Insulin becomes the enemy
This practice of withholding insulin to lose weight is often called “diabulimia” by the media and lay public. However, the syndrome — officially known as ED-DMT1 — is considered a serious dual diagnosis and is especially dangerous because the person has to deal with two potentially lethal illnesses.
Dr. Goebel-Fabbri says insulin restriction is a byproduct of the “fear of being fat.” Young women are especially vulnerable to messages from social media and friends about body size and self worth. At the same time, anxiety and depression, which are common in diabetes, often exacerbate the problem.

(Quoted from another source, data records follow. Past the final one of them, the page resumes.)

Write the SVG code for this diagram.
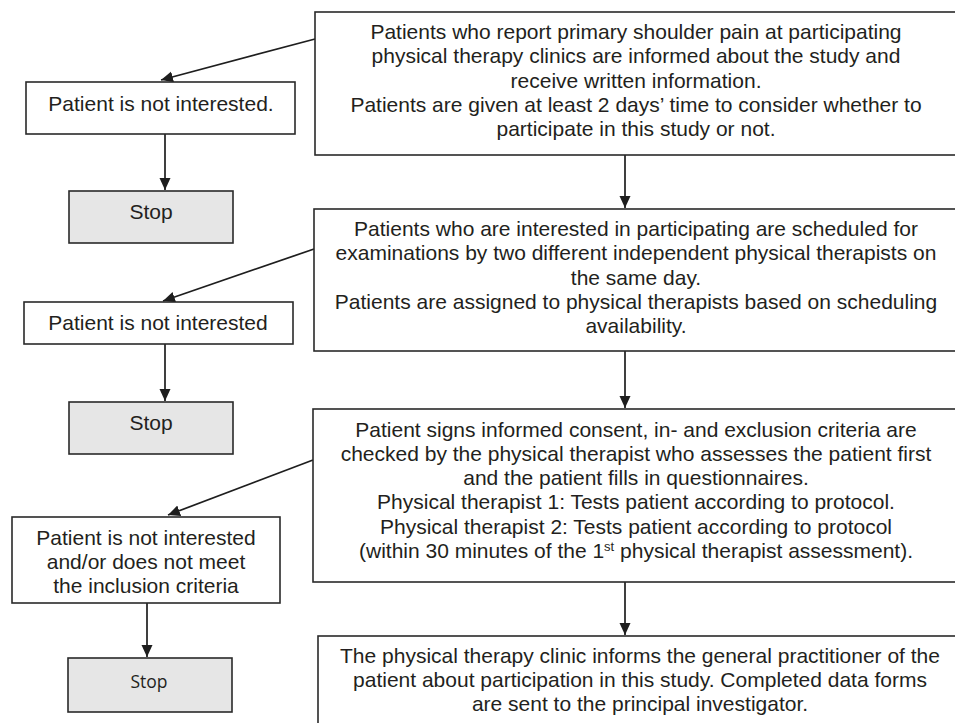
<svg xmlns="http://www.w3.org/2000/svg" width="955" height="723" viewBox="0 0 955 723">
<style>
  .box { fill: #ffffff; stroke: #2a2a2a; stroke-width: 1.6; }
  .stop { fill: #e6e6e6; stroke: #2a2a2a; stroke-width: 1.6; }
  .t { font-family: "Liberation Sans", Arial, sans-serif; font-size: 21px; fill: #231f20; text-anchor: middle; }
  .t2 { font-family: "Open Sans", "Liberation Sans", sans-serif; font-size: 17.5px; fill: #231f20; text-anchor: middle; }
  .c { stroke: #1e1e1e; stroke-width: 1.7; fill: none; marker-end: url(#ah); }
</style>
<defs>
  <marker id="ah" markerUnits="userSpaceOnUse" markerWidth="13" markerHeight="12" refX="12" refY="5.5" orient="auto">
    <path d="M0,0 L12,5.5 L0,11 Z" fill="#1e1e1e"/>
  </marker>
</defs>
<rect width="955" height="723" fill="#ffffff"/>

<g id="connectors">
  <line class="c" x1="315" y1="39" x2="161" y2="80"/>
  <line class="c" x1="165" y1="134" x2="165" y2="190"/>
  <line class="c" x1="314" y1="249" x2="163" y2="301"/>
  <line class="c" x1="165" y1="344" x2="165" y2="401"/>
  <line class="c" x1="313" y1="460" x2="168" y2="515"/>
  <line class="c" x1="147" y1="603" x2="147" y2="657"/>
  <line class="c" x1="625" y1="155" x2="625" y2="208"/>
  <line class="c" x1="625" y1="351" x2="625" y2="408"/>
  <line class="c" x1="625" y1="582" x2="625" y2="635"/>
</g>

<g id="step1">
  <rect class="box" x="315" y="12" width="660" height="143"/>
  <text class="t" x="636" y="39">Patients who report primary shoulder pain at participating</text>
  <text class="t" x="636" y="63.3">physical therapy clinics are informed about the study and</text>
  <text class="t" x="636" y="87.6">receive written information.</text>
  <text class="t" x="636" y="112">Patients are given at least 2 days’ time to consider whether to</text>
  <text class="t" x="636" y="136.3">participate in this study or not.</text>
</g>

<g id="step2">
  <rect class="box" x="314" y="209" width="660" height="142"/>
  <text class="t" x="636" y="236">Patients who are interested in participating are scheduled for</text>
  <text class="t" x="636" y="260.3">examinations by two different independent physical therapists on</text>
  <text class="t" x="636" y="284.6">the same day.</text>
  <text class="t" x="636" y="309">Patients are assigned to physical therapists based on scheduling</text>
  <text class="t" x="636" y="333.3">availability.</text>
</g>

<g id="step3">
  <rect class="box" x="313" y="409" width="660" height="173"/>
  <text class="t" x="636" y="436.5">Patient signs informed consent, in- and exclusion criteria are</text>
  <text class="t" x="636" y="460.8">checked by the physical therapist who assesses the patient first</text>
  <text class="t" x="636" y="485">and the patient fills in questionnaires.</text>
  <text class="t" x="636" y="509.3">Physical therapist 1: Tests patient according to protocol.</text>
  <text class="t" x="636" y="533.6">Physical therapist 2: Tests patient according to protocol</text>
  <text class="t" x="636" y="558">(within 30 minutes of the 1<tspan font-size="13" dy="-7">st</tspan><tspan dy="7"> physical therapist assessment).</tspan></text>
</g>

<g id="step4">
  <rect class="box" x="318" y="636" width="660" height="120"/>
  <text class="t" x="640" y="663">The physical therapy clinic informs the general practitioner of the</text>
  <text class="t" x="640" y="687">patient about participation in this study. Completed data forms</text>
  <text class="t" x="640" y="711">are sent to the principal investigator.</text>
</g>

<g id="notinterested1">
  <rect class="box" x="26" y="82" width="269" height="52"/>
  <text class="t" x="161" y="111">Patient is not interested.</text>
</g>
<g id="stop1">
  <rect class="stop" x="69" y="191" width="164" height="52"/>
  <text class="t" x="151" y="219">Stop</text>
</g>

<g id="notinterested2">
  <rect class="box" x="24" y="302" width="269" height="42"/>
  <text class="t" x="158" y="330">Patient is not interested</text>
</g>
<g id="stop2">
  <rect class="stop" x="69" y="402" width="164" height="52"/>
  <text class="t" x="151" y="430">Stop</text>
</g>

<g id="notinterested3">
  <rect class="box" x="12" y="517" width="268" height="86"/>
  <text class="t" x="146" y="545">Patient is not interested</text>
  <text class="t" x="146" y="569">and/or does not meet</text>
  <text class="t" x="146" y="593">the inclusion criteria</text>
</g>
<g id="stop3">
  <rect class="stop" x="68" y="658" width="164" height="54"/>
  <text class="t2" x="149" y="688">Stop</text>
</g>
</svg>
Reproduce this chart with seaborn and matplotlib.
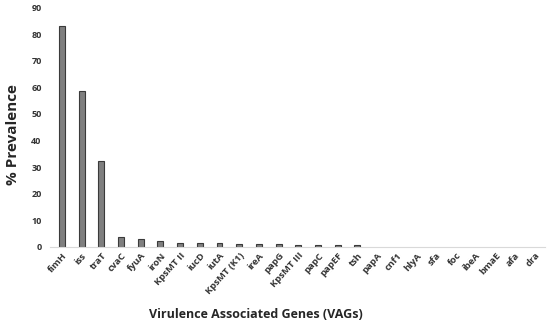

While withholding insulin can lead to rapid weight loss, it also increases the risk of serious complications such as ketoacidosis, long-term diabetes complications (eye, nerve and kidney disease), and even increases risk of dying, says Dr. Goebel-Fabbri.
Warning signs of “diabulimia” include:
- Rapid weight loss
- Elevated A1c
- A preoccupation with dieting
- Secrecy about blood sugars, eating and insulin shots
- Depression, mood swings or fatigue
- Unexplained episodes of ketoacidosis
Hitting rock bottom
As the eating disorder takes control over the person’s life, the need to drop a dress size or fit into skinny jeans outweighs how horrible the person may feel, or even the harm they’re doing to their body. Skipping insulin shots for periods of time can cause irreversible damage to the body.
“Women often describe losing “everything” — professional opportunities, their energy and health; romantic ties, friendships, and family relationships, essentially their overall quality of life,” says Dr. Goebel-Fabbri.